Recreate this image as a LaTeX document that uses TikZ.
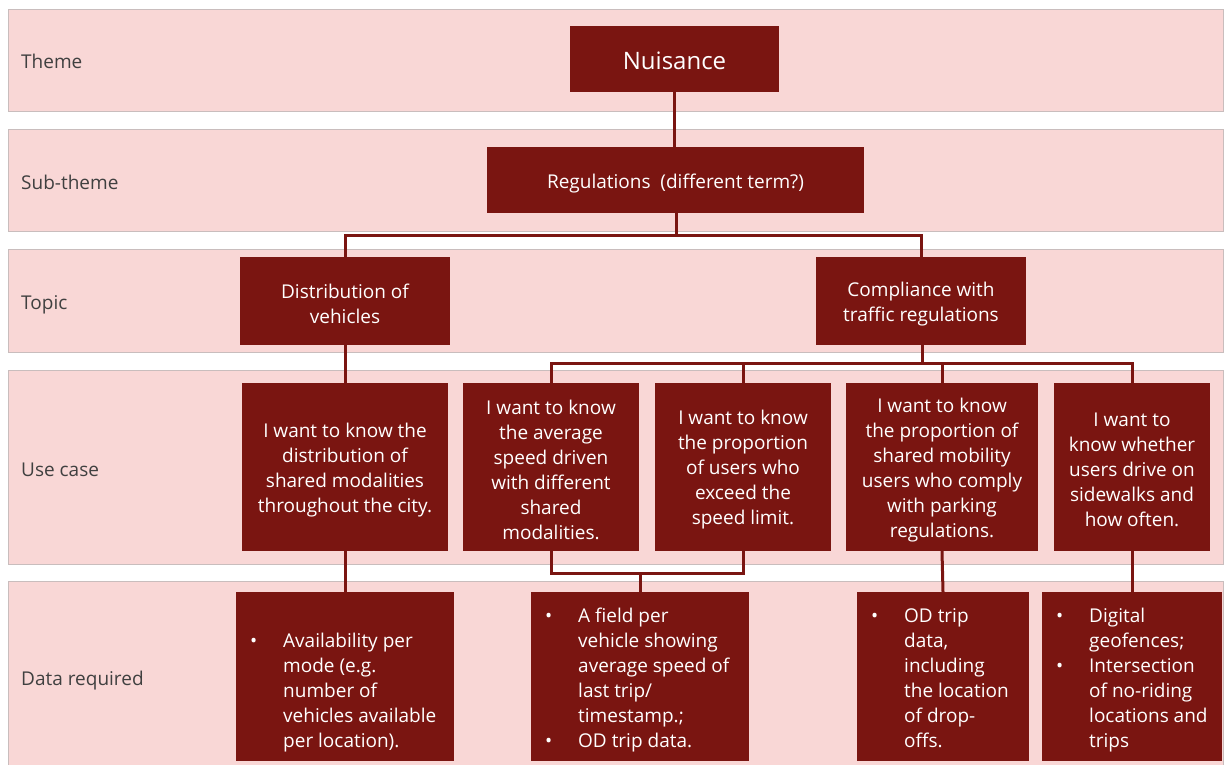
\documentclass[tikz,border=0pt]{standalone}
\usepackage{fontspec}
\setmainfont{Open Sans}
\definecolor{bandfill}{HTML}{F9D7D6}
\definecolor{bandline}{HTML}{C9BDBD}
\definecolor{boxred}{HTML}{7A1511}
\definecolor{labelgray}{HTML}{404040}

% bullet for the data lists, and a strut that lowers centred box text a little
\newcommand{\bul}{\hspace*{3pt}\textbullet}
\newcommand{\tg}{\rule{0pt}{20pt}}

\tikzset{
  band/.style={draw=bandline, line width=0.8pt, fill=bandfill, anchor=north west, minimum width=1215pt, inner sep=0pt},
  bandlabel/.style={anchor=base west, text=labelgray, inner sep=0pt, font=\fontsize{19}{22}\selectfont},
  redbox/.style={fill=boxred, draw=none, inner sep=0pt, text=white, align=center,
    font=\fontsize{19}{25}\selectfont},
  listtext/.style={anchor=base west, text=white, inner sep=0pt, font=\fontsize{19}{25}\selectfont},
  link/.style={draw=boxred, line width=3pt},
}

\begin{document}
\begin{tikzpicture}[x=1pt,y=-1pt]
\useasboundingbox (0,0) rectangle (1224,764);

% level bands
\node[band, minimum height=102pt] (bandTheme) at (8,9) {};
\node[band, minimum height=102pt] (bandSub)   at (8,129) {};
\node[band, minimum height=103pt] (bandTopic) at (8,249) {};
\node[band, minimum height=194pt] (bandUse)   at (8,370) {};
\node[band, minimum height=200pt] (bandData)  at (8,581) {};

\node[bandlabel] (lblTheme) at (21,68.5) {Theme};
\node[bandlabel] (lblSub)   at (21,189)  {Sub-theme};
\node[bandlabel] (lblTopic) at (21,309)  {Topic};
\node[bandlabel] (lblUse)   at (21,476)  {Use case};
\node[bandlabel] (lblData)  at (21,685)  {Data required};

% theme and sub-theme
\node[redbox, minimum width=209pt, minimum height=66pt, font=\fontsize{24}{28}\selectfont] (nuis) at (674.5,59) {\rule{0pt}{22pt}Nuisance};
\node[redbox, minimum width=377pt, minimum height=66pt] (reg) at (675.5,180) {\rule{0pt}{22pt}Regulations \ (different term?)};

% topics
\node[redbox, minimum width=210pt, minimum height=88pt] (dist) at (345,301) {\tg Distribution of\\vehicles};
\node[redbox, minimum width=210pt, minimum height=88pt] (comp) at (921,301) {\tg Compliance with\\traffic regulations};

% use cases
\node[redbox, minimum width=206pt, minimum height=168pt] (uc1) at (345,467) {\tg I want to know the\\distribution of\\shared modalities\\throughout the city.};
\node[redbox, minimum width=176pt, minimum height=168pt] (uc2) at (551,467) {\tg I want to know\\the average\\speed driven\\with different\\shared\\modalities.};
\node[redbox, minimum width=176pt, minimum height=168pt] (uc3) at (743,467) {\tg I want to know\\the proportion\\of users who\\exceed the\\speed limit.};
\node[redbox, minimum width=192pt, minimum height=168pt] (uc4) at (942,467) {\tg I want to know\\the proportion of\\shared mobility\\users who comply\\with parking\\regulations.};
\node[redbox, minimum width=156pt, minimum height=168pt] (uc5) at (1132,467) {\tg I want to\\know whether\\users drive on\\sidewalks and\\how often.};

% data required
\node[redbox, minimum width=218pt, minimum height=169pt] (d1) at (345,676.5) {};
\node[redbox, minimum width=218pt, minimum height=169pt] (d2) at (640,676.5) {};
\node[redbox, minimum width=172pt, minimum height=169pt] (d3) at (943,676.5) {};
\node[redbox, minimum width=180pt, minimum height=169pt] (d4) at (1132,676.5) {};

\node[listtext] (d1t) at (247,647) {\begin{tabular}[t]{@{}p{36pt}@{}l@{}}
\bul & Availability per\\ & mode (e.g.\\ & number of\\ & vehicles available\\ & per location).\end{tabular}};
\node[listtext] (d2t) at (542,622) {\begin{tabular}[t]{@{}p{36pt}@{}l@{}}
\bul & A field per\\ & vehicle showing\\ & average speed of\\ & last trip/\\ & timestamp.;\\ \bul & OD trip data.\end{tabular}};
\node[listtext] (d3t) at (868,622) {\begin{tabular}[t]{@{}p{36pt}@{}l@{}}
\bul & OD trip\\ & data,\\ & including\\ & the location\\ & of drop-\\ & offs.\end{tabular}};
\node[listtext] (d4t) at (1053,622) {\begin{tabular}[t]{@{}p{36pt}@{}l@{}}
\bul & Digital\\ & geofences;\\ \bul & Intersection\\ & of no-riding\\ & locations and\\ & trips\end{tabular}};

% connectors
\coordinate (busA) at (676,235);
\coordinate (busB) at (922,363);
\coordinate (busC) at (640,573);

\draw[link] (nuis.south) -- (nuis.south |- reg.north);
\draw[link] (reg.south -| busA) -- (busA);
\draw[link] (dist.north) |- (busA) -| (comp.north);

\draw[link] (dist.south) -- (uc1.north);
\draw[link] (comp.south -| busB) -- (busB);
\draw[link] (uc2.north) |- (busB) -| (uc5.north);
\draw[link] (uc3.north) -- (uc3.north |- busB);
\draw[link] (uc4.north) -- (uc4.north |- busB);

\draw[link] (uc1.south) -- (d1.north);
\draw[link] (uc2.south) |- (busC) -| (uc3.south);
\draw[link] (busC) -- (d2.north);
\draw[link] (uc4.south) -- (d3.north);
\draw[link] (uc5.south) -- (d4.north);
\end{tikzpicture}
\end{document}
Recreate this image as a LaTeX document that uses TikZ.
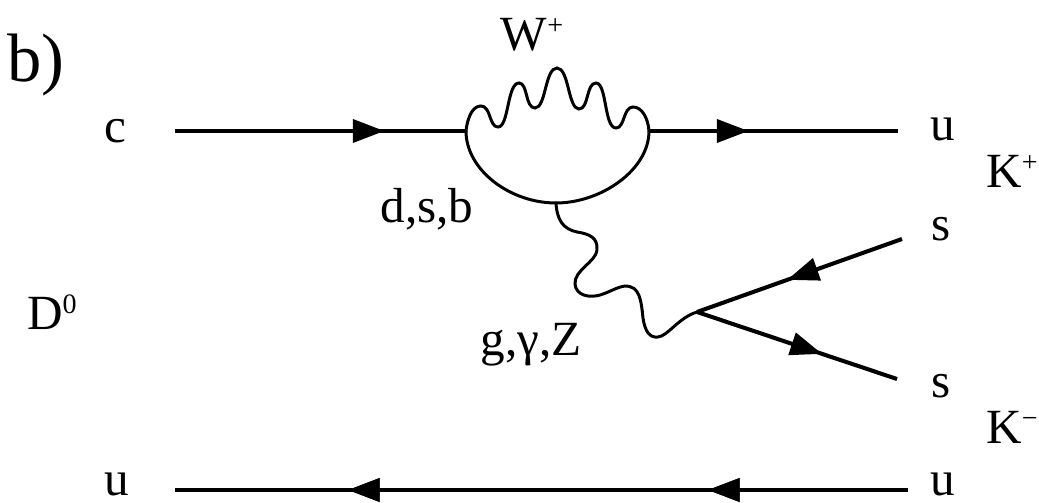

== == ==

Your task is to repeat the material above exactly, without its pictures.

- **Result of this task**
Recreate this image as a LaTeX document that uses TikZ.
\documentclass[tikz,border=0pt]{standalone}
\usepackage{fontspec}
\setmainfont{Open Sans}
\definecolor{bandfill}{HTML}{F9D7D6}
\definecolor{bandline}{HTML}{C9BDBD}
\definecolor{boxred}{HTML}{7A1511}
\definecolor{labelgray}{HTML}{404040}

% bullet for the data lists, and a strut that lowers centred box text a little
\newcommand{\bul}{\hspace*{3pt}\textbullet}
\newcommand{\tg}{\rule{0pt}{20pt}}

\tikzset{
  band/.style={draw=bandline, line width=0.8pt, fill=bandfill, anchor=north west, minimum width=1215pt, inner sep=0pt},
  bandlabel/.style={anchor=base west, text=labelgray, inner sep=0pt, font=\fontsize{19}{22}\selectfont},
  redbox/.style={fill=boxred, draw=none, inner sep=0pt, text=white, align=center,
    font=\fontsize{19}{25}\selectfont},
  listtext/.style={anchor=base west, text=white, inner sep=0pt, font=\fontsize{19}{25}\selectfont},
  link/.style={draw=boxred, line width=3pt},
}

\begin{document}
\begin{tikzpicture}[x=1pt,y=-1pt]
\useasboundingbox (0,0) rectangle (1224,764);

% level bands
\node[band, minimum height=102pt] (bandTheme) at (8,9) {};
\node[band, minimum height=102pt] (bandSub)   at (8,129) {};
\node[band, minimum height=103pt] (bandTopic) at (8,249) {};
\node[band, minimum height=194pt] (bandUse)   at (8,370) {};
\node[band, minimum height=200pt] (bandData)  at (8,581) {};

\node[bandlabel] (lblTheme) at (21,68.5) {Theme};
\node[bandlabel] (lblSub)   at (21,189)  {Sub-theme};
\node[bandlabel] (lblTopic) at (21,309)  {Topic};
\node[bandlabel] (lblUse)   at (21,476)  {Use case};
\node[bandlabel] (lblData)  at (21,685)  {Data required};

% theme and sub-theme
\node[redbox, minimum width=209pt, minimum height=66pt, font=\fontsize{24}{28}\selectfont] (nuis) at (674.5,59) {\rule{0pt}{22pt}Nuisance};
\node[redbox, minimum width=377pt, minimum height=66pt] (reg) at (675.5,180) {\rule{0pt}{22pt}Regulations \ (different term?)};

% topics
\node[redbox, minimum width=210pt, minimum height=88pt] (dist) at (345,301) {\tg Distribution of\\vehicles};
\node[redbox, minimum width=210pt, minimum height=88pt] (comp) at (921,301) {\tg Compliance with\\traffic regulations};

% use cases
\node[redbox, minimum width=206pt, minimum height=168pt] (uc1) at (345,467) {\tg I want to know the\\distribution of\\shared modalities\\throughout the city.};
\node[redbox, minimum width=176pt, minimum height=168pt] (uc2) at (551,467) {\tg I want to know\\the average\\speed driven\\with different\\shared\\modalities.};
\node[redbox, minimum width=176pt, minimum height=168pt] (uc3) at (743,467) {\tg I want to know\\the proportion\\of users who\\exceed the\\speed limit.};
\node[redbox, minimum width=192pt, minimum height=168pt] (uc4) at (942,467) {\tg I want to know\\the proportion of\\shared mobility\\users who comply\\with parking\\regulations.};
\node[redbox, minimum width=156pt, minimum height=168pt] (uc5) at (1132,467) {\tg I want to\\know whether\\users drive on\\sidewalks and\\how often.};

% data required
\node[redbox, minimum width=218pt, minimum height=169pt] (d1) at (345,676.5) {};
\node[redbox, minimum width=218pt, minimum height=169pt] (d2) at (640,676.5) {};
\node[redbox, minimum width=172pt, minimum height=169pt] (d3) at (943,676.5) {};
\node[redbox, minimum width=180pt, minimum height=169pt] (d4) at (1132,676.5) {};

\node[listtext] (d1t) at (247,647) {\begin{tabular}[t]{@{}p{36pt}@{}l@{}}
\bul & Availability per\\ & mode (e.g.\\ & number of\\ & vehicles available\\ & per location).\end{tabular}};
\node[listtext] (d2t) at (542,622) {\begin{tabular}[t]{@{}p{36pt}@{}l@{}}
\bul & A field per\\ & vehicle showing\\ & average speed of\\ & last trip/\\ & timestamp.;\\ \bul & OD trip data.\end{tabular}};
\node[listtext] (d3t) at (868,622) {\begin{tabular}[t]{@{}p{36pt}@{}l@{}}
\bul & OD trip\\ & data,\\ & including\\ & the location\\ & of drop-\\ & offs.\end{tabular}};
\node[listtext] (d4t) at (1053,622) {\begin{tabular}[t]{@{}p{36pt}@{}l@{}}
\bul & Digital\\ & geofences;\\ \bul & Intersection\\ & of no-riding\\ & locations and\\ & trips\end{tabular}};

% connectors
\coordinate (busA) at (676,235);
\coordinate (busB) at (922,363);
\coordinate (busC) at (640,573);

\draw[link] (nuis.south) -- (nuis.south |- reg.north);
\draw[link] (reg.south -| busA) -- (busA);
\draw[link] (dist.north) |- (busA) -| (comp.north);

\draw[link] (dist.south) -- (uc1.north);
\draw[link] (comp.south -| busB) -- (busB);
\draw[link] (uc2.north) |- (busB) -| (uc5.north);
\draw[link] (uc3.north) -- (uc3.north |- busB);
\draw[link] (uc4.north) -- (uc4.north |- busB);

\draw[link] (uc1.south) -- (d1.north);
\draw[link] (uc2.south) |- (busC) -| (uc3.south);
\draw[link] (busC) -- (d2.north);
\draw[link] (uc4.south) -- (d3.north);
\draw[link] (uc5.south) -- (d4.north);
\end{tikzpicture}
\end{document}
Recreate this image as a LaTeX document that uses TikZ.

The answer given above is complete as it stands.